I believe that the problem is that when I pass the *key1/*key2 pointers to the function it only receives a copy of them.

Yes, exactly. Pointers are just integers and integers get copied. You solve this with a pointer to a pointer, a "double pointer".

However, there is another problem. trimmedbinary is using stack/automatic memory. "Automatic" meaning it will be freed once the function exits. Once the function returns key1 and key2 will point at freed memory. trimmedbinary must be declared in heap/dynamic memory with malloc.

void binary_and_trim(char *password, unsigned int **key1, unsigned int **key2){
    unsigned int *trimmedbinary = malloc(len * 7 * sizeof(unsigned int));

    ...

    *key1 = trimmedbinary;
    *key2 = &trimmedbinary[28];

    for(int i = 0 ; i < 28; i++) {
        printf("key1[%d] %u, key2[%d] %u\n", i, (*key1)[i], i, (*key2)[i]);
    }

    return;
}

And call it as binary_and_trim("password", &key1, &key2);

Answer 2

Update: I answered the question about how to alter the pointer value, but I have not noticed the memory issue in the code. Please refer to this answer instead.
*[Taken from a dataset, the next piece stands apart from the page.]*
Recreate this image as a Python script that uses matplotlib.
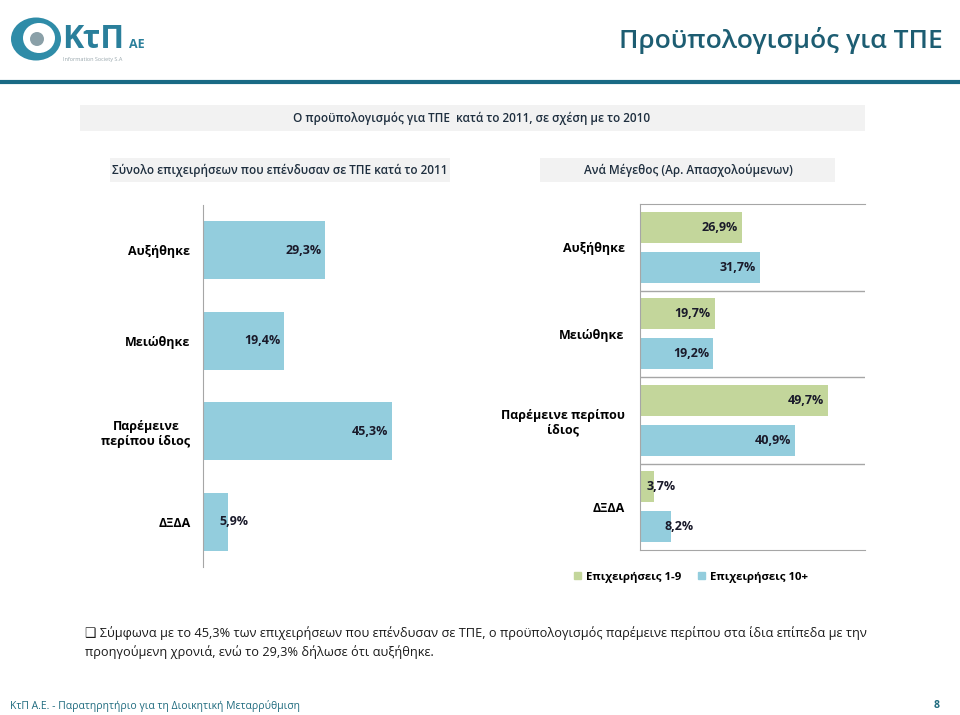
import matplotlib
matplotlib.use('Agg')
import matplotlib.pyplot as plt
from matplotlib.patches import Rectangle, Ellipse, Patch

plt.rcParams['font.family'] = ['Open Sans', 'DejaVu Sans']

# data
total_cats = ['Αυξήθηκε', 'Μειώθηκε', 'Παρέμεινε\nπερίπου ίδιος', 'ΔΞΔΑ']
total_vals = [29.3, 19.4, 45.3, 5.9]

size_cats = ['Αυξήθηκε', 'Μειώθηκε', 'Παρέμεινε περίπου\nίδιος', 'ΔΞΔΑ']
small_vals = [26.9, 19.7, 49.7, 3.7]   # Επιχειρήσεις 1-9
large_vals = [31.7, 19.2, 40.9, 8.2]   # Επιχειρήσεις 10+
series_names = ['Επιχειρήσεις 1-9', 'Επιχειρήσεις 10+']

GREEN = '#c3d69b'
BLUE = '#93cddd'
TEAL = '#1d5d72'
GRID = '#a6a6a6'

W, H = 960, 715
fig = plt.figure(figsize=(W / 100, H / 100), dpi=100)


def fx(x):
    return x / W


def fy(y):
    return 1 - y / H


def box(x0, y0, x1, y1, color):
    fig.patches.append(Rectangle((fx(x0), fy(y1)), (x1 - x0) / W, (y1 - y0) / H,
                                 transform=fig.transFigure, facecolor=color,
                                 edgecolor='none', zorder=0))


def fmt(v):
    return ('%.1f%%' % v).replace('.', ',')


# logo
fig.patches.append(Ellipse((fx(36), fy(39)), 50 / W, 43 / H, transform=fig.transFigure,
                           facecolor='#2f8ca8', edgecolor='none'))
fig.patches.append(Ellipse((fx(39), fy(38)), 32 / W, 30 / H, transform=fig.transFigure,
                           facecolor='white', edgecolor='none'))
fig.patches.append(Ellipse((fx(37), fy(39)), 14 / W, 14 / H, transform=fig.transFigure,
                           facecolor='#8aa0a8', edgecolor='none'))
fig.text(fx(62), fy(40), 'ΚτΠ', fontsize=23, fontweight='bold', color='#2a7f9b',
         va='center', ha='left')
fig.text(fx(129), fy(45), 'ΑΕ', fontsize=9, fontweight='bold', color='#2a7f9b',
         va='center', ha='left')
fig.text(fx(63), fy(59), 'Information Society S.A', fontsize=4, color='#9aa8ae',
         va='center', ha='left')

# title and rule
fig.text(fx(943), fy(40), 'Προϋπολογισμός για ΤΠΕ', fontsize=19, fontweight='semibold',
         color=TEAL, ha='right', va='center')
fig.add_artist(plt.Line2D([0, 1], [fy(82), fy(82)], transform=fig.transFigure,
                          color='#1a6a85', linewidth=3))

# header boxes
box(80, 105, 865, 131, '#f2f2f2')
fig.text(fx(472), fy(118), 'Ο προϋπολογισμός για ΤΠΕ  κατά το 2011, σε σχέση με το 2010',
         fontsize=8.5, fontweight='semibold', color='#1f2f3f', ha='center', va='center')
box(110, 158, 450, 182, '#f2f2f2')
fig.text(fx(280), fy(170), 'Σύνολο επιχειρήσεων που επένδυσαν σε ΤΠΕ κατά το 2011',
         fontsize=8.5, fontweight='semibold', color='#1f2f3f', ha='center', va='center')
box(540, 158, 835, 182, '#f2f2f2')
fig.text(fx(688), fy(170), 'Ανά Μέγεθος (Αρ. Απασχολούμενων)',
         fontsize=8.5, fontweight='semibold', color='#1f2f3f', ha='center', va='center')

# left chart: total
ax1 = fig.add_axes([fx(203), fy(567), 250 / W, 362 / H])
pos = range(len(total_cats))
ax1.barh(pos, total_vals, height=0.64, color=BLUE)
ax1.set_ylim(3.5, -0.5)
ax1.set_xlim(0, 60)
for i, v in enumerate(total_vals):
    if v < 10:
        ax1.text(v + 1.5, i, fmt(v), ha='center', va='center', fontsize=9, fontweight='bold',
                 color='#1a1a2a')
    else:
        ax1.text(v - 0.8, i, fmt(v), ha='right', va='center', fontsize=9, fontweight='bold',
                 color='#1a1a2a')
ax1.set_yticks(list(pos))
ax1.set_yticklabels(total_cats, fontsize=9, fontweight='bold', multialignment='center')
ax1.tick_params(axis='y', length=0, pad=9)
ax1.set_xticks([])
for s in ['top', 'right', 'bottom']:
    ax1.spines[s].set_visible(False)
ax1.spines['left'].set_color(GRID)

# right chart: by size
ax2 = fig.add_axes([fx(640), fy(550), 225 / W, 346 / H])
pos = list(range(len(size_cats)))
off = 0.23
ax2.barh([p - off for p in pos], small_vals, height=0.36, color=GREEN)
ax2.barh([p + off for p in pos], large_vals, height=0.36, color=BLUE)
ax2.set_ylim(3.5, -0.5)
ax2.set_xlim(0, 59.4)
for i in pos:
    for v, y in ((small_vals[i], i - off), (large_vals[i], i + off)):
        if v < 10:
            ax2.text(v + 2, y, fmt(v), ha='center', va='center', fontsize=9,
                     fontweight='bold', color='#1a1a2a')
        else:
            ax2.text(v - 1, y, fmt(v), ha='right', va='center', fontsize=9,
                     fontweight='bold', color='#1a1a2a')
for b in [0.5, 1.5, 2.5]:
    ax2.axhline(b, color=GRID, linewidth=1)
ax2.set_yticks(pos)
ax2.set_yticklabels(size_cats, fontsize=9, fontweight='bold', multialignment='center')
ax2.tick_params(axis='y', length=0, pad=11)
ax2.set_xticks([])
ax2.spines['right'].set_visible(False)
for s in ['top', 'bottom', 'left']:
    ax2.spines[s].set_color(GRID)

handles = [Patch(color=GREEN), Patch(color=BLUE)]
fig.legend(handles, series_names, loc='center', bbox_to_anchor=(fx(691), fy(577)),
           ncol=2, frameon=False, handlelength=0.6, handleheight=0.6,
           handletextpad=0.4, columnspacing=1.5, prop={'size': 8.2, 'weight': 'bold'})

# commentary
fig.text(fx(85), fy(633), '❑ Σύμφωνα με το 45,3% των επιχειρήσεων που επένδυσαν σε ΤΠΕ, '
         'ο προϋπολογισμός παρέμεινε περίπου στα ίδια επίπεδα με την',
         fontsize=9.2, ha='left', va='center', color='#1a1a1a')
fig.text(fx(85), fy(652), 'προηγούμενη χρονιά, ενώ το 29,3% δήλωσε ότι αυξήθηκε.',
         fontsize=9.2, ha='left', va='center', color='#1a1a1a')

# footer
fig.text(fx(10), fy(706), 'ΚτΠ Α.Ε. - Παρατηρητήριο για τη Διοικητική Μεταρρύθμιση',
         fontsize=7.5, color='#1f6b7f', ha='left', va='center')
fig.text(fx(937), fy(706), '8', fontsize=7.5, fontweight='bold', color='#1f6b7f',
         ha='center', va='center')

fig.savefig('out.png', dpi=100)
Pointers are variables themselves. You may already know that with a pointer, you can change the value stored in the variable the pointer points to. Therefore, you need to use a pointer to a pointer to change the value (the memory address) stored in the pointer.
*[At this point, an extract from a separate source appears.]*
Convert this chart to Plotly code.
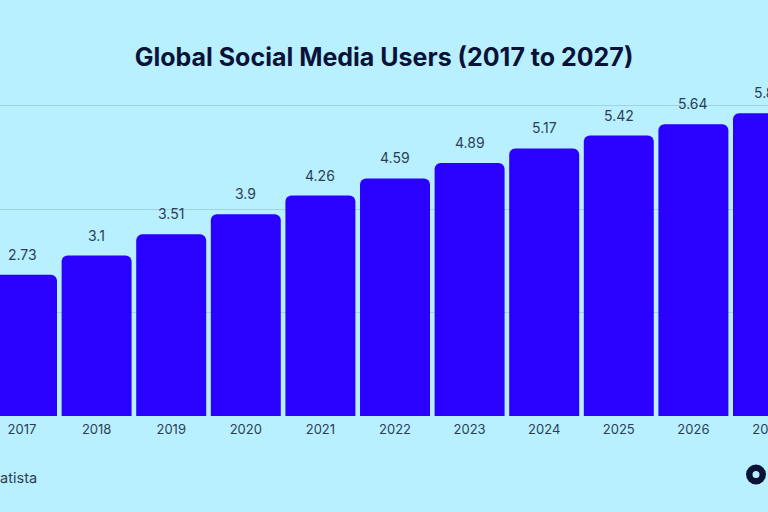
import plotly.graph_objects as go

years = ["2017", "2018", "2019", "2020", "2021", "2022", "2023", "2024", "2025", "2026", "2027"]
users = [2.73, 3.1, 3.51, 3.9, 4.26, 4.59, 4.89, 5.17, 5.42, 5.64, 5.85]
labels = ["2.73", "3.1", "3.51", "3.9", "4.26", "4.59", "4.89", "5.17", "5.42", "5.64", "5.85"]

BG = "#b8f0ff"
INK = "#2c3e55"
NAVY = "#0b1238"

fig = go.Figure(go.Bar(
    x=years, y=users,
    marker=dict(color="#2a00ff", cornerradius=6, line=dict(width=0)),
))
value_labels = [
    dict(x=i, y=v, text=t, xref="x", yref="y", yshift=10, yanchor="bottom", showarrow=False,
         font=dict(family="Inter", size=14, color=INK))
    for i, (v, t) in enumerate(zip(users, labels))
]
fig.update_layout(
    width=768, height=512, autosize=False, paper_bgcolor=BG, plot_bgcolor=BG,
    margin=dict(l=0, r=0, t=90, b=96, pad=0), bargap=0.062, showlegend=False,
    title=dict(text="<b>Global Social Media Users (2017 to 2027)</b>", x=0.5, xanchor="center",
               y=0.889, yanchor="middle", font=dict(family="Inter", size=25, color=NAVY)),
    xaxis=dict(type="category", range=[-0.295, 10.0], showgrid=False, showline=False, ticks="",
               automargin=False,
               tickfont=dict(family="Inter", size=13, color=INK), ticklabelstandoff=4),
    yaxis=dict(range=[0, 6.3], dtick=2, showticklabels=False, gridcolor="#9fd3e3", gridwidth=1,
               automargin=False, zeroline=False, showline=False),
    annotations=value_labels + [
        dict(text="Statista", xref="paper", yref="paper", x=39 / 768, y=(512 - 477 - 96) / 326,
             xanchor="right", yanchor="middle", showarrow=False,
             font=dict(family="Inter", size=14.5, color=INK))],
    shapes=[
        dict(type="circle", xref="paper", yref="paper", x0=746 / 768, x1=766 / 768,
             y0=(512 - 484.5 - 96) / 326, y1=(512 - 464.5 - 96) / 326, fillcolor=NAVY, line_width=0),
        dict(type="circle", xref="paper", yref="paper", x0=752.5 / 768, x1=759.5 / 768,
             y0=(512 - 478 - 96) / 326, y1=(512 - 471 - 96) / 326, fillcolor=BG, line_width=0),
    ],
)
fig.write_html(
    "out.html",
    config=dict(responsive=False, displayModeBar=False),
    default_width="768px", default_height="512px",
    post_script="document.body.style.margin='0';document.body.style.overflow='hidden';",
)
Change your function signature to:

void binary_and_trim(char *password, unsigned **key1, unsigned **key2)

Call with:

binary_and_trim("password", &key1, &key2);

and replace key1 and key2 to *key1 and *key2 in the function definition.

Answer 3

Your problem is that the variable you use to fill with your keys data trimmedbinary is allocated only for the scope of the function binary_and_trim. That said, when you print inside the function

void binary_and_trim(char *password, unsigned **key1, unsigned **key2){
    ...
    unsigned trimmedbinary[len * 7]; // <--
    
    ...

    *key1 = trimmedbinary; // <--
    *key2 = &trimmedbinary[28]; // <--
    
    //This test works correctly!!!
    for(int i = 0 ; i < 28; i++){
        printf("key1[%d] %d    key2[%d] %d\n", i, *(key1 + i), i, *(key2 + i));
    }
}

it just works because the data your key1 pointer is trying to access is still there. However, when you return from your function back to main, key1 and key2 still point back to the buffer you initialized inside binary_and_trim, which is no longer valid because is out of scope.
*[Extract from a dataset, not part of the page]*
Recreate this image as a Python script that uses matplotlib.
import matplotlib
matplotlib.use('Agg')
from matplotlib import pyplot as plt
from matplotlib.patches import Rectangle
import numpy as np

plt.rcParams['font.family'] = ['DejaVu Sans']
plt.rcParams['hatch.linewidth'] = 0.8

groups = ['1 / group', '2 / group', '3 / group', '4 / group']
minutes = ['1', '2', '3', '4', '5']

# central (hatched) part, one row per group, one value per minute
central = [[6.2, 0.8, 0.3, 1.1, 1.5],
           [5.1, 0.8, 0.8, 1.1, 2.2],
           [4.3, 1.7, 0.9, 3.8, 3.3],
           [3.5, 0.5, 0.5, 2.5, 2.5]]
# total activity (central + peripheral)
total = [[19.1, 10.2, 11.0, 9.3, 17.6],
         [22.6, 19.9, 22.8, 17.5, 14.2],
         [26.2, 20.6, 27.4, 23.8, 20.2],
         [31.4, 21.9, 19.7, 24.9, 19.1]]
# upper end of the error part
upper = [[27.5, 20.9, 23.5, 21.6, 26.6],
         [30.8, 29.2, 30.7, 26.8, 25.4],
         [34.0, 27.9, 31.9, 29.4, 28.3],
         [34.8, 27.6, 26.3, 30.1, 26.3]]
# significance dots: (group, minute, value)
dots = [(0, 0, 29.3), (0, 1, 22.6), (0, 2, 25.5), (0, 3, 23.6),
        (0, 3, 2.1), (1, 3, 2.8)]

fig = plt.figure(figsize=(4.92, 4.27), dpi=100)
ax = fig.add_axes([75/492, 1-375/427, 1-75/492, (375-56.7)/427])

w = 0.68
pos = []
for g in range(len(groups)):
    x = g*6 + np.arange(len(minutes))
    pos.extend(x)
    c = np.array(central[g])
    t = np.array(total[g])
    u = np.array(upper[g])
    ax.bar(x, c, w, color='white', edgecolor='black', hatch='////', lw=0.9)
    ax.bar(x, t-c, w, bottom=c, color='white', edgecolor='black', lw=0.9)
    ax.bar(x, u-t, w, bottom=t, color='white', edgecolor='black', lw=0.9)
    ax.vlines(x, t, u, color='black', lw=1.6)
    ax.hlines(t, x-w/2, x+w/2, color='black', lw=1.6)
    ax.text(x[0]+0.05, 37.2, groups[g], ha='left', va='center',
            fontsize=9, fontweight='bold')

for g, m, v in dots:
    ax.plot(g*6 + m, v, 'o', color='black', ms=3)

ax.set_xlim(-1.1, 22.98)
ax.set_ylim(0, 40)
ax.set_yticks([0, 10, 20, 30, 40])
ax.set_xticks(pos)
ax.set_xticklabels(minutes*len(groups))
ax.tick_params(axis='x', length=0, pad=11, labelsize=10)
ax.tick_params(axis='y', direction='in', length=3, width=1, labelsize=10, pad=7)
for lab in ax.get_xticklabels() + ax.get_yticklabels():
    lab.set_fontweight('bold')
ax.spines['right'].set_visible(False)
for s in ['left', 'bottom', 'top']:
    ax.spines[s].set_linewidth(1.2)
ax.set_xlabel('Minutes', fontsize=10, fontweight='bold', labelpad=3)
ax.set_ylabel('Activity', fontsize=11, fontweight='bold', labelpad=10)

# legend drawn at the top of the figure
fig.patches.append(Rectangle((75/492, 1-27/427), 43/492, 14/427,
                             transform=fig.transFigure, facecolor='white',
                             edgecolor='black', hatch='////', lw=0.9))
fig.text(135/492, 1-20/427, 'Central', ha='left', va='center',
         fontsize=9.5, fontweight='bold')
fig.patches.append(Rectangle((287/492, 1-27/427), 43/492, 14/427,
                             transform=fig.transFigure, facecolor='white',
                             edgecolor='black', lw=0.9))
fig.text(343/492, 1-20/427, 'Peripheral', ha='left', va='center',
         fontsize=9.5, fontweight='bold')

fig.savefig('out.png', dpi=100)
I suggest you create a buffer in main and pass it as a parameter,

int main(int argc, const char * argv[]) {
    const char* password = "password";
    unsigned long len = strlen(password);
    unsigned buffer[len * 7]; // <-- Add buffer here
    unsigned *key1 = NULL;
    unsigned *key2 = NULL;
    binary_and_trim(password, &key1, &key2, &buffer, len * 7);

    //This test succeeds
    for(int i = 0 ; i < 28; i++){
        printf("key1[%d] %u    key2[%d] %d\n", i, key1[i], i, (key2 + i));
    }
}

void binary_and_trim(char *password, unsigned **key1, unsigned **key2, unsigned** buffer, size_t buff_size){
    char c;
    int count = 0;
    unsigned tmp;
    ...
    //Use *buffer instead of trimmedbinary

    //Check if buff_size matches len(password) * 7

or alternatively, make the buffer heap allocated (dont forget to free() later).

I believe that the problem is that when I pass the *key1/*key2 pointers to the function it only receives a copy of them.

Already altered in code as well.

Answer 4

Wow! Thank you EVERYONE! I finally got it up and running (after 4 hours of beating my head against the wall). I can't begin to say how clutch you all are. I'm realizing I have tons to learn about the granular memory access of C (I'm used to Java). I can't wait to be an actual WIZARD like you all!